Таким образом, пытаясь понять наше время, стоит помнить, что многие люди – осознанно или неосознанно – не любят, когда им напоминают, что мы – животные, до такой степени, что могут неосознанно восставать против всего, что способно отнести их в эту категорию. Выделения, менструация – все эти жидкие и грязные проявления нашей органической природы – могут вызывать у нас внутреннее содрогание. Если добавить это к тем вещам, которые вызывают в нас тревогу – травмы тела, болезни, – мы обнаружим, что животная природа терзает наше воображение, особенно когда мы чувствуем себя уязвимыми. Даже беглый взгляд на поврежденное тело вызывает в нас ужас, который мы не можем ни видеть, ни контролировать. Подобно злому гению, который скорее крадет, чем дает, он вызывает в нас видения того, как мы растворяемся в ничто.
Конечно же, идея о том, что мы боимся своей смерти, вряд ли нова. Но возникает вероятность, что мы не считаем себя животными, потому что не хотим ими быть. «Что хорошего может быть в жизни, – сокрушался Цицерон много веков назад, – если мы денно и нощно вынуждены думать о неминуемом приближении смерти?» Решение, отмечает Цицерон в трактате «О презрении к смерти», заключается в возможном бессмертии души. «Я хочу, чтобы дела обстояли именно так, – пишет он, – а даже если это не так, то мне по-прежнему хочется убедиться, что так». Цицерон понимал, что наши страхи можно подсластить возможностью человеческой уникальности.
Сейчас нам нравится думать, что в наше время мы избавлены от большинства опасностей. Мы сократили большую часть популяций свирепых хищников. Мы строим более крепкие и чистые дома. У нас есть масса медицинских технологий для продления и охраны наших жизней. Даже наши войны друг с другом в последние десятилетия стали менее кровавыми, хотя потенциальная угроза остается. Необычные тенденции последних столетий заставили нас убедиться (более чем когда-либо), что у наших тел будет пища и возможность прожить долгую жизнь. И все это породило оправданное чувство контроля. Но чем меньше мы отдаем себя силам природы, тем меньше мы хотим отказаться от чего-то вообще. И поэтому большинство из нас совершенно не готовы считать себя животными.
Лекарство от вымирания
Мы живем в эпоху вымирания. В 2019 году биолог Мелани Монро вместе с
Я начала изучать вымирание видов много лет назад, когда мне было чуть больше двадцати лет. Тогда привлечь внимание к этой теме было очень трудно. Но сегодня про вымирание говорят в ежедневных новостях с постоянными заголовками о потенциальных угрозах, с которыми мы и другие животные можем столкнуться. Какую реакцию это может вызывать в сознании животного, которое не только знает о проблеме, но еще и является ее причиной? Идея вымирания – это вызов для любого общества, которое оправдывает свой моральный статус тем, что находится на вершине эволюции. Возможно, мы и предпринимаем усилия по сохранению живой природы по всему миру, но наравне с этим ищем и другие решения.

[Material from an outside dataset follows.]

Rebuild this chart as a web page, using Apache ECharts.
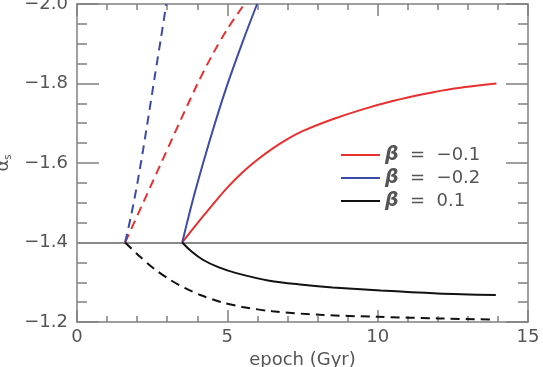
<!DOCTYPE html>
<html>
<head>
<meta charset="utf-8">
<script src="https://cdn.jsdelivr.net/npm/echarts@6.0.0/dist/echarts.min.js"></script>
<style>
html, body { margin: 0; padding: 0; background: #fff; }
#main { width: 543px; height: 367px; }
</style>
</head>
<body>
<div id="main"></div>
<script>
// alpha_s versus epoch, three beta values, two starting epochs
var betaLabels = ['−0.1', '−0.2', '0.1'];
var betaColors = ['#e8302e', '#3c4aa8', '#111111'];

// solid curves (start at 3.5 Gyr)
var epochRed = [3.5, 4.0, 4.5, 5.0, 5.5, 6.0, 6.5, 7.0, 7.5, 8.5, 9.5, 10.5, 11.5, 12.5, 13.95];
var alphaRed = [-1.4, -1.448, -1.494, -1.538, -1.576, -1.608, -1.636, -1.66, -1.68, -1.71, -1.735, -1.756, -1.773, -1.787, -1.80];
var epochBlue = [3.5, 3.75, 4.0, 4.5, 5.0, 5.5, 5.99];
var alphaBlue = [-1.4, -1.477, -1.548, -1.678, -1.797, -1.903, -2.0];
var epochBlack = [3.5, 3.8, 4.2, 4.7, 5.3, 6.4, 7.5, 8.5, 10.1, 12.0, 13.93];
var alphaBlack = [-1.4, -1.378, -1.356, -1.338, -1.323, -1.304, -1.294, -1.287, -1.279, -1.272, -1.268];

// dashed curves (start at 1.6 Gyr)
var epochRedEarly = [1.6, 2.2, 2.8, 3.4, 4.0, 4.5, 5.0, 5.57];
var alphaRedEarly = [-1.4, -1.5, -1.6, -1.7, -1.798, -1.872, -1.937, -2.0];
var epochBlueEarly = [1.6, 1.8, 2.0, 2.2, 2.4, 2.6, 2.8, 2.97];
var alphaBlueEarly = [-1.4, -1.468, -1.546, -1.634, -1.728, -1.824, -1.918, -2.0];
var epochBlackEarly = [1.6, 2.1, 2.6, 3.1, 3.6, 4.1, 4.8, 5.5, 6.5, 8.1, 10.0, 12.0, 13.9];
var alphaBlackEarly = [-1.4, -1.364, -1.332, -1.306, -1.285, -1.268, -1.25, -1.238, -1.227, -1.218, -1.213, -1.209, -1.206];

var refLevel = -1.4;

function pairs(xs, ys) {
    return xs.map(function (x, i) { return [x, ys[i]]; });
}
function fmt(v) {
    return v.toFixed(1).replace('-', '−');
}

var font = 'DejaVu Sans';
var frame = '#808080';

function xAx(pos) {
    return {
        type: 'value', min: 0, max: 15, interval: 5, position: pos,
        axisLine: { onZero: false, lineStyle: { color: frame, width: 1.5 } },
        axisTick: { inside: true, length: 12, lineStyle: { color: frame, width: 1.5 } },
        minorTick: { show: true, splitNumber: 5, length: 6, lineStyle: { color: frame, width: 1.5 } },
        axisLabel: { show: pos === 'bottom', color: '#555', fontSize: 18, fontFamily: font, margin: 6 },
        splitLine: { show: false },
        minorSplitLine: { show: false }
    };
}
function yAx(pos) {
    return {
        type: 'value', min: -2.0, max: -1.2, interval: 0.2, inverse: true, position: pos,
        axisLine: { onZero: false, lineStyle: { color: frame, width: 1.5 } },
        axisTick: { inside: true, length: 22, lineStyle: { color: frame, width: 1.5 } },
        minorTick: { show: true, splitNumber: 4, length: 10, lineStyle: { color: frame, width: 1.5 } },
        axisLabel: { show: pos === 'left', color: '#555', fontSize: 18, fontFamily: font, margin: 9, formatter: fmt },
        splitLine: { show: false },
        minorSplitLine: { show: false }
    };
}

var xBottom = xAx('bottom');
xBottom.name = 'epoch (Gyr)';
xBottom.nameLocation = 'middle';
xBottom.nameGap = 27;
xBottom.nameTextStyle = { color: '#555', fontSize: 18, fontFamily: font };

var yLeft = yAx('left');
yLeft.name = '{a|α}{s|s}';
yLeft.nameLocation = 'middle';
yLeft.nameRotate = 90;
yLeft.nameGap = 62;
yLeft.nameTextStyle = {
    color: '#555', fontFamily: font,
    rich: {
        a: { fontSize: 18, fontFamily: font, color: '#555' },
        s: { fontSize: 10, fontFamily: font, color: '#555', padding: [10, 0, 0, 0] }
    }
};

function curve(name, xs, ys, color, dashed) {
    return {
        name: name,
        type: 'line',
        xAxisIndex: 0,
        yAxisIndex: 0,
        data: pairs(xs, ys),
        smooth: 0.3,
        showSymbol: false,
        color: color,
        lineStyle: { color: color, width: 2, type: dashed ? [9, 6] : 'solid' },
        z: 3
    };
}

var names = betaLabels.map(function (b) { return 'β = ' + b; });

var series = [
    curve('early-red', epochRedEarly, alphaRedEarly, betaColors[0], true),
    curve('early-blue', epochBlueEarly, alphaBlueEarly, betaColors[1], true),
    curve('early-black', epochBlackEarly, alphaBlackEarly, betaColors[2], true),
    curve(names[0], epochRed, alphaRed, betaColors[0], false),
    curve(names[1], epochBlue, alphaBlue, betaColors[1], false),
    curve(names[2], epochBlack, alphaBlack, betaColors[2], false)
];
series[5].markLine = {
    silent: true,
    symbol: 'none',
    label: { show: false },
    lineStyle: { color: '#888', width: 2, type: 'solid' },
    data: [{ yAxis: refLevel }],
    z: 1
};

var myChart = echarts.init(document.getElementById('main'));
myChart.setOption({
    animation: false,
    backgroundColor: '#fff',
    grid: { left: 77, right: 15, top: 4, bottom: 45, containLabel: false, outerBoundsMode: 'none' },
    legend: {
        data: names,
        orient: 'vertical',
        left: 341,
        top: 145,
        padding: 0,
        itemGap: 3,
        itemWidth: 39,
        itemHeight: 2,
        icon: 'rect',
        formatter: function (n) {
            return '{b|β}  =  ' + n.split('= ')[1];
        },
        textStyle: {
            color: '#555', fontSize: 18, fontFamily: font, lineHeight: 20,
            rich: { b: { fontSize: 19, fontWeight: 'bold', fontStyle: 'italic', fontFamily: font, color: '#555' } }
        }
    },
    xAxis: [xBottom, xAx('top')],
    yAxis: [yLeft, yAx('right')],
    series: series
});
</script>
</body>
</html>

В финальной сцене футуристического фильма «Облик грядущего» по сценарию Г. Уэллса губернатор технократического общества Освальд Кэбел наблюдает, как в ночное небо взмывает капсула. Отправленная в космос выстрелом из гигантской пушки, капсула несет в себе дочь Кэбела и сына его друга, Рэймонда Пассуорти, а также многих других межзвездных мигрантов. Наблюдая, как их дети покидают Землю, Кэбел говорит, что человечество должно все время двигаться вперед, преодолевать природные ограничения, путы планеты и затем «все законы духа и материи, которые привязывают нас к ней». – «Но мы всего лишь слабые животные, – возражает Пассуорти. – Если мы не более чем слабые животные, то должны довольствоваться толикой счастья, что нам отмерена, страдать и исчезать, как и другие животные». Но Кэбел не верит в эти слова. Напротив, он убежден, что люди могут избежать участи, уготованной всем прочим рожденным на Земле существам. Он говорит, что, если мы не хотим просто жить, страдать и умирать, у нас нет иного выбора, кроме как стремиться выбраться в необъятный космос. Вселенная – или ничто. «Что же мы предпочтем? – спрашивает Кэбел. – Что мы предпочтем?»